У Кукольника поразительно лёгкое перо. Он выпускал
драмы и повести одну за другой – из русской, итальянкой истории. В которых
разворачивались «лёгкие» конфликты, преимущественно связанные с
неординарным мышлением и поведением героев: одарённых личностей,
художников исключительно новой формации, – олицетворяющих бескрайнюю
свободу творчества. И ежели Гоголь, наряду с Пушкиным, довольно-таки
иронично отнёсся к Нестору, считая его способным пускать пыль в глаза. То
публика, наизворот, постановку первых драматических произведений
Кукольника встретила с «самым неистовым восторгом», называя автора «нашим
юным Гёте»!
Когда же верноподданническую, одновременно
псевдоисторическую (чтобы понравиться!) трагедию «Рука всевышнего
отечество спасла» высоко оценил сам император Николай I (правда,
значительно поправивший сценарий) – немедленно был выпущен новый её тираж.

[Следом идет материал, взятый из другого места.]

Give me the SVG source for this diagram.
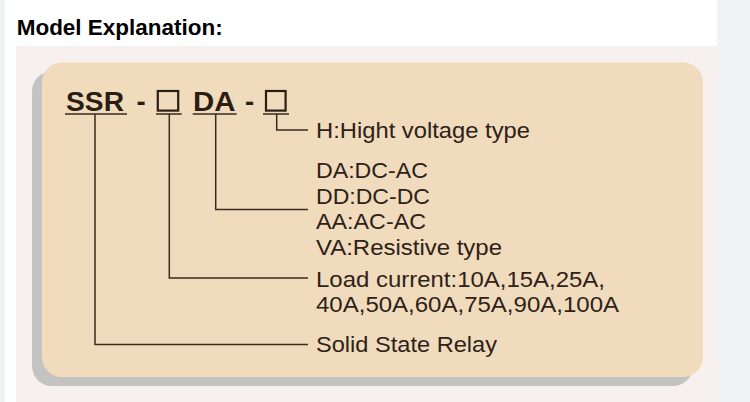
<svg xmlns="http://www.w3.org/2000/svg" width="750" height="402" viewBox="0 0 750 402">
<style>
.lbl{font-family:"Liberation Sans",Arial,sans-serif;font-size:22.5px;fill:#2e2118}
.code{font-family:"Liberation Sans",Arial,sans-serif;font-size:27.5px;font-weight:bold;fill:#2a1d14}
.ul{stroke:#3b2a1e;stroke-width:1.5;fill:none}
.box{stroke:#2a1d14;stroke-width:2.2;fill:none}
.conn path{stroke:#3b2a1e;stroke-width:1.5;fill:none}
</style>
<rect x="0" y="0" width="750" height="402" fill="#f1f2f6"/>
<rect x="5" y="0" width="712" height="402" fill="#ffffff"/>
<rect x="16" y="46" width="701" height="356" fill="#f6f0ef"/>
<text x="16.7" y="35" font-family="'Liberation Sans',Arial,sans-serif" font-size="22.5" font-weight="bold" fill="#000" textLength="206" lengthAdjust="spacingAndGlyphs">Model Explanation:</text>
<g id="panel">
<rect x="32" y="71.5" width="661" height="314.5" rx="20" fill="#c3c3c1"/>
<rect x="42" y="62.5" width="661" height="314.5" rx="20" fill="#f0dcbd"/>
</g>
<g id="code">
<text class="code" x="66" y="111" textLength="58" lengthAdjust="spacingAndGlyphs">SSR</text>
<text class="code" x="136.5" y="111">-</text>
<rect class="box" x="157.8" y="91" width="20.4" height="19.6"/>
<text class="code" x="193" y="111" textLength="42.5" lengthAdjust="spacingAndGlyphs">DA</text>
<text class="code" x="245" y="111">-</text>
<rect class="box" x="266" y="91" width="19.6" height="19.6"/>
<path class="ul" d="M65 114H127M156 114H181.7M192.7 114H236.7M263 114H289"/>
</g>
<g class="conn" id="connectors">
<path d="M95 114V344.5H308"/>
<path d="M169.3 114V278H308"/>
<path d="M215.7 114V209.5H308"/>
<path d="M276.7 114V130H308"/>
</g>
<g id="h-type"><text class="lbl" x="316" y="137.5" textLength="214" lengthAdjust="spacingAndGlyphs">H:Hight voltage type</text></g>
<g id="mode">
<text class="lbl" x="316" y="178" textLength="112" lengthAdjust="spacingAndGlyphs">DA:DC-AC</text>
<text class="lbl" x="316" y="203.5" textLength="114" lengthAdjust="spacingAndGlyphs">DD:DC-DC</text>
<text class="lbl" x="316" y="229" textLength="110" lengthAdjust="spacingAndGlyphs">AA:AC-AC</text>
<text class="lbl" x="316" y="255" textLength="186" lengthAdjust="spacingAndGlyphs">VA:Resistive type</text>
</g>
<g id="load">
<text class="lbl" x="316" y="286.7" textLength="289" lengthAdjust="spacingAndGlyphs">Load current:10A,15A,25A,</text>
<text class="lbl" x="316" y="312.3" textLength="303" lengthAdjust="spacingAndGlyphs">40A,50A,60A,75A,90A,100A</text>
</g>
<g id="ssr"><text class="lbl" x="316" y="352" textLength="181" lengthAdjust="spacingAndGlyphs">Solid State Relay</text></g>
</svg>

А журнал «Московский телеграф», ничтоже сумняшеся посмевший пьесу
раскритиковать, тут же закрыли. (А его издателя Н. Полевого настигла после
этого творческая катастрофа).
Кукольник всегда и во всём, чего бы это ни стоило,
старался быть неизменно первым. Свободно владел французским, немецким,
польским языками, латынью. Когда же заметил, что его «фантазии» перестали
вызывать прежний прилив чувств у зрительного зала, всецело и вовремя
посвятил себя госслужбе. Вскоре став незаменимым чиновником канцелярии
военного министра. Дополняя свои таланты редкой предприимчивостью и
работоспособностью: «Если царь прикажет – акушеркой буду!» – говаривал он.